Stated goal:
Your task is to quote the material that follows, in full and exactly.

Data segment:
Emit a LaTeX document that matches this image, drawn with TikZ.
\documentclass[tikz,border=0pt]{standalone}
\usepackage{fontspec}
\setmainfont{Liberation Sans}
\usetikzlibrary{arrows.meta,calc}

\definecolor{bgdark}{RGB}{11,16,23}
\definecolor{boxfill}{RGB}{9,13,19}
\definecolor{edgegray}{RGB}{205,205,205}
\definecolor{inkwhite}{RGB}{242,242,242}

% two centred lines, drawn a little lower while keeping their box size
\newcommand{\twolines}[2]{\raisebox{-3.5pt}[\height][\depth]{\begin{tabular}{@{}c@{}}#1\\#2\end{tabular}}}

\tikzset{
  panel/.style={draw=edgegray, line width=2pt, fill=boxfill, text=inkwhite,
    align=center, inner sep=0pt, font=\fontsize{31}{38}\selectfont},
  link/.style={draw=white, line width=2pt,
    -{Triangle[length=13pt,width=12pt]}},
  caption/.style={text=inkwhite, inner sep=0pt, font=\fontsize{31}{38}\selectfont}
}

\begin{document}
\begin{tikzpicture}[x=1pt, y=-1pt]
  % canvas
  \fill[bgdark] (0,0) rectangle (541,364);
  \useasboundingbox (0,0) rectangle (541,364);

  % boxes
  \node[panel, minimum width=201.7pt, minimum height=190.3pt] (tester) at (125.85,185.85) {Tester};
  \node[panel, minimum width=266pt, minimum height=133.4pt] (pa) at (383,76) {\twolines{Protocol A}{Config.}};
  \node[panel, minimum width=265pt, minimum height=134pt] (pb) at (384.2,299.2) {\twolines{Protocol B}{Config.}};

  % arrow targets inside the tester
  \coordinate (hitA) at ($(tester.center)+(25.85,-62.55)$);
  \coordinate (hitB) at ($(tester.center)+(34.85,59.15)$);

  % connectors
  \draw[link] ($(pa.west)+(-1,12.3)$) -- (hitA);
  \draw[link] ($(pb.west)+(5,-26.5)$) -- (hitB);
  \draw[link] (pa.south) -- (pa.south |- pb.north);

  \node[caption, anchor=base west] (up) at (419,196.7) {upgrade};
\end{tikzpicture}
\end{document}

Exercise output:
Emit a LaTeX document that matches this image, drawn with TikZ.
\documentclass[tikz,border=0pt]{standalone}
\usepackage{fontspec}
\setmainfont{Liberation Sans}
\usetikzlibrary{arrows.meta,calc}

\definecolor{bgdark}{RGB}{11,16,23}
\definecolor{boxfill}{RGB}{9,13,19}
\definecolor{edgegray}{RGB}{205,205,205}
\definecolor{inkwhite}{RGB}{242,242,242}

% two centred lines, drawn a little lower while keeping their box size
\newcommand{\twolines}[2]{\raisebox{-3.5pt}[\height][\depth]{\begin{tabular}{@{}c@{}}#1\\#2\end{tabular}}}

\tikzset{
  panel/.style={draw=edgegray, line width=2pt, fill=boxfill, text=inkwhite,
    align=center, inner sep=0pt, font=\fontsize{31}{38}\selectfont},
  link/.style={draw=white, line width=2pt,
    -{Triangle[length=13pt,width=12pt]}},
  caption/.style={text=inkwhite, inner sep=0pt, font=\fontsize{31}{38}\selectfont}
}

\begin{document}
\begin{tikzpicture}[x=1pt, y=-1pt]
  % canvas
  \fill[bgdark] (0,0) rectangle (541,364);
  \useasboundingbox (0,0) rectangle (541,364);

  % boxes
  \node[panel, minimum width=201.7pt, minimum height=190.3pt] (tester) at (125.85,185.85) {Tester};
  \node[panel, minimum width=266pt, minimum height=133.4pt] (pa) at (383,76) {\twolines{Protocol A}{Config.}};
  \node[panel, minimum width=265pt, minimum height=134pt] (pb) at (384.2,299.2) {\twolines{Protocol B}{Config.}};

  % arrow targets inside the tester
  \coordinate (hitA) at ($(tester.center)+(25.85,-62.55)$);
  \coordinate (hitB) at ($(tester.center)+(34.85,59.15)$);

  % connectors
  \draw[link] ($(pa.west)+(-1,12.3)$) -- (hitA);
  \draw[link] ($(pb.west)+(5,-26.5)$) -- (hitB);
  \draw[link] (pa.south) -- (pa.south |- pb.north);

  \node[caption, anchor=base west] (up) at (419,196.7) {upgrade};
\end{tikzpicture}
\end{document}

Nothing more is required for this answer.